G2. Are individuals able to exercise the right to own property and establish private businesses without undue interference from state or nonstate actors? 3 / 4
Although property rights are generally respected, urban renewal and industrial projects have been criticized for unfairly displacing residents. Housing advocates have called for legal amendments to clarify residency rights, including protections against forced eviction, and the establishment of an appeals system to review alleged violations.
For much of 2018, indigenous protesters camped out in Taipei’s Peace Memorial Park to oppose a 2017 regulation that returned some state-owned land to indigenous people but did not apply to private property; advocates claim the omission denies indigenous groups much of their ancestral territory.
G3. Do individuals enjoy personal social freedoms, including choice of marriage partner and size of family, protection from domestic violence, and control over appearance? 4 / 4
The Constitutional Court ruled in 2017 that it was unconstitutional to ban same-sex marriage, but opponents of such unions organized a ballot measure on the topic, and referendum voters supported the civil code’s existing ban in November 2018. It was unclear at year’s end how lawmakers and the courts would resolve the conflict between the 2017 ruling and the referendum result.
Citizenship laws discriminate against people from mainland China, as spouses from mainland China married to Taiwanese nationals must wait six years before becoming eligible for citizenship, whereas spouses of other nationalities are only required to wait four years.
Rape and domestic violence remain serious problems.
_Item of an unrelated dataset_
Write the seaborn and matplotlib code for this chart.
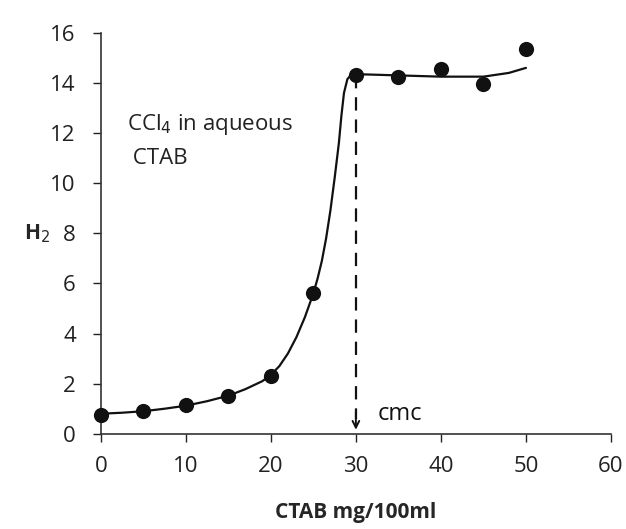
import matplotlib
matplotlib.use("Agg")
import matplotlib.pyplot as plt
import seaborn as sns
import pandas as pd

# --- data ---
ctab = [0, 5, 10, 15, 20, 25, 30, 35, 40, 45, 50]
h2 = [0.75, 0.9, 1.15, 1.5, 2.3, 5.6, 14.3, 14.25, 14.55, 13.95, 15.35]

# hand-drawn smooth curve through the points
curve_x = [0, 2.5, 5, 7.5, 10, 12.5, 15, 17, 19, 20, 21, 22, 23, 24, 25, 25.5, 26, 26.5,
           27, 27.5, 28, 28.3, 28.6, 29, 29.5, 30, 35, 40, 45, 48, 50]
curve_y = [0.8, 0.84, 0.9, 1.0, 1.12, 1.3, 1.52, 1.78, 2.1, 2.35, 2.7, 3.2, 3.85, 4.65, 5.6,
           6.2, 6.9, 7.8, 8.9, 10.2, 11.6, 12.7, 13.6, 14.15, 14.35, 14.35, 14.3, 14.25, 14.25,
           14.4, 14.6]

cmc_x = 30
cmc_y = 14.3

df = pd.DataFrame({"CTAB": ctab, "H2": h2})
df_curve = pd.DataFrame({"CTAB": curve_x, "H2": curve_y})

sns.set_theme(style="ticks")
plt.rcParams['font.family'] = ['Open Sans', 'DejaVu Sans']

fig = plt.figure(figsize=(6.26, 5.29), dpi=100)
ax = fig.add_axes([0.161, 0.18, 0.815, 0.758])

sns.lineplot(data=df_curve, x="CTAB", y="H2", color="#111111", linewidth=1.6, ax=ax, sort=False)
sns.scatterplot(data=df, x="CTAB", y="H2", color="#111111", s=120, edgecolor="#111111",
                linewidth=0, ax=ax, zorder=5, clip_on=False)

# dashed cmc line with arrow
ax.plot([cmc_x, cmc_x], [cmc_y, 0.6], color="#111111", linestyle=(0, (6, 4)), linewidth=1.6)
ax.annotate("", xy=(cmc_x, 0.05), xytext=(cmc_x, 1.0),
            arrowprops=dict(arrowstyle="->", color="#111111", lw=1.4))
ax.text(32.6, 0.8, "cmc", fontsize=17, color="#111111", va="center", ha="left")

ax.text(3.1, 11.7, "CCl$_4$ in aqueous\n CTAB", fontsize=16, color="#222222",
        va="center", ha="left", linespacing=1.7)

ax.set_xlim(0, 60)
ax.set_ylim(0, 16)
ax.set_xticks(range(0, 61, 10))
ax.set_yticks(range(0, 17, 2))
ax.tick_params(labelsize=16, colors="#222222", length=6, width=1.0)
ax.tick_params(axis="y", pad=12)
ax.tick_params(axis="x", pad=10)
sns.despine(ax=ax)
for sp in ["left", "bottom"]:
    ax.spines[sp].set_color("#333333")
    ax.spines[sp].set_linewidth(1.2)

ax.set_xlabel("CTAB mg/100ml", fontsize=15, fontweight="bold", labelpad=18)
ax.set_ylabel("H$_2$", fontsize=15, fontweight="bold", rotation=0, va="center")
ax.yaxis.set_label_coords(-0.125, 0.5)

plt.savefig("out.png", dpi=100)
Although the law permits authorities to investigate complaints without victims pressing charges, cultural norms inhibit many women from reporting these crimes to the police. Recent reforms have improved protections for accusers and encouraged reporting of rape and sexual assault, which appears to have increased prosecution and conviction rates.
G4. Do individuals enjoy equality of opportunity and freedom from economic exploitation? 3 / 4
Over 600,000 foreign migrants work in Taiwan, with many employed as domestic workers and fishermen who are not covered by the Labor Standards Act, excluding them from minimum wage, overtime, and paid leave protections. As a result, foreign migrant workers are at substantial risk of exploitation, with widespread accounts of unpaid wages, poor working conditions, physical and sexual abuse, and extortion and fraud by recruitment and brokerage agencies. To address the problem, the legislature passed amendments to the Employment Services Act in November 2018, requiring employment agencies to swiftly report abuses against migrant workers or face severe fines.
Legislation to impose stricter worker protections on fishing companies took effect in 2017. However, labor advocates report poor implementation, citing ongoing mistreatment and abuse of foreign fishermen on Taiwanese vessels. In October 2018, Taiwan’s Fisheries Agency fined and suspended the license of a Taiwanese fishing vessel after an investigation uncovered physical abuse, withholding of wages, and long work hours, among other violations.